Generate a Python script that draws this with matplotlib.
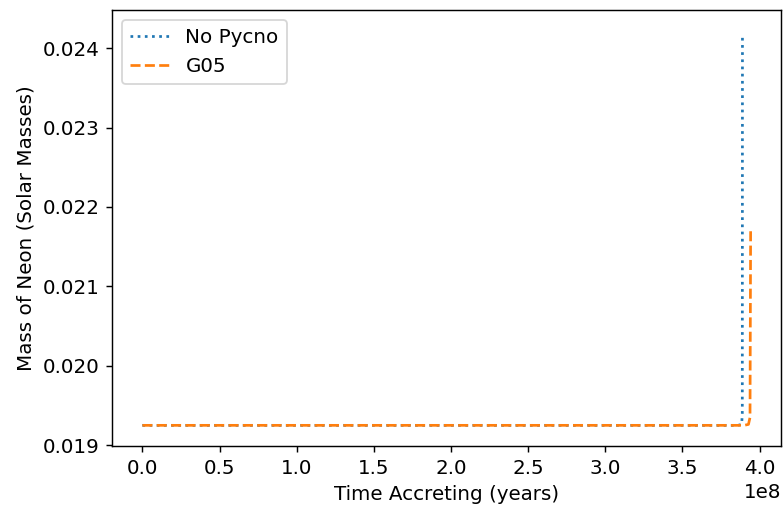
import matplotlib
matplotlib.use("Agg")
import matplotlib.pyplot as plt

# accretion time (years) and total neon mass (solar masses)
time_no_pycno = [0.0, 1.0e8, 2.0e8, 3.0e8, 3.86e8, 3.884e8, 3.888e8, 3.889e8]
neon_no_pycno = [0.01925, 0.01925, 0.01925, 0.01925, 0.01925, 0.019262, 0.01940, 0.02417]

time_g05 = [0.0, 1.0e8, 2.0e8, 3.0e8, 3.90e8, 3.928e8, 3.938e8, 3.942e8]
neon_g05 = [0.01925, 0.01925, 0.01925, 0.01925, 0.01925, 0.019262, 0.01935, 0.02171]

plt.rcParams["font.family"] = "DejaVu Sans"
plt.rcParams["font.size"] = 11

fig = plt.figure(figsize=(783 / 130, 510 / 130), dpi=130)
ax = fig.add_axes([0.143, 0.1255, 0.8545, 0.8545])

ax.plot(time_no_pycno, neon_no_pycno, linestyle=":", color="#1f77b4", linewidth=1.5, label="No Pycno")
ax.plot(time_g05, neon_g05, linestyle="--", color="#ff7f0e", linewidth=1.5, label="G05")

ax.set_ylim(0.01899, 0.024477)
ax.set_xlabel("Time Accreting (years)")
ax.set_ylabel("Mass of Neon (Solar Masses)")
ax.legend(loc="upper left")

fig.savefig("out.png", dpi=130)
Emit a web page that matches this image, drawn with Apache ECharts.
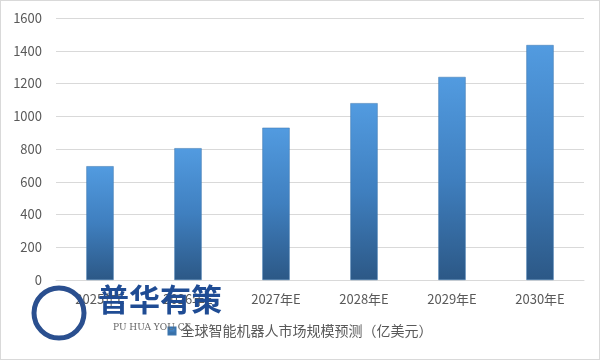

☆ ☆ ☆

◆ Exercise instructions: Please reproduce, word for word, every line from the first line of the records above through the line containing "ax = fig.add_axes([0.143, 0.1255, 0.8545, 0.8545])", and leave out the pictures.

◆ Correct result:
Generate a Python script that draws this with matplotlib.
import matplotlib
matplotlib.use("Agg")
import matplotlib.pyplot as plt

# accretion time (years) and total neon mass (solar masses)
time_no_pycno = [0.0, 1.0e8, 2.0e8, 3.0e8, 3.86e8, 3.884e8, 3.888e8, 3.889e8]
neon_no_pycno = [0.01925, 0.01925, 0.01925, 0.01925, 0.01925, 0.019262, 0.01940, 0.02417]

time_g05 = [0.0, 1.0e8, 2.0e8, 3.0e8, 3.90e8, 3.928e8, 3.938e8, 3.942e8]
neon_g05 = [0.01925, 0.01925, 0.01925, 0.01925, 0.01925, 0.019262, 0.01935, 0.02171]

plt.rcParams["font.family"] = "DejaVu Sans"
plt.rcParams["font.size"] = 11

fig = plt.figure(figsize=(783 / 130, 510 / 130), dpi=130)
ax = fig.add_axes([0.143, 0.1255, 0.8545, 0.8545])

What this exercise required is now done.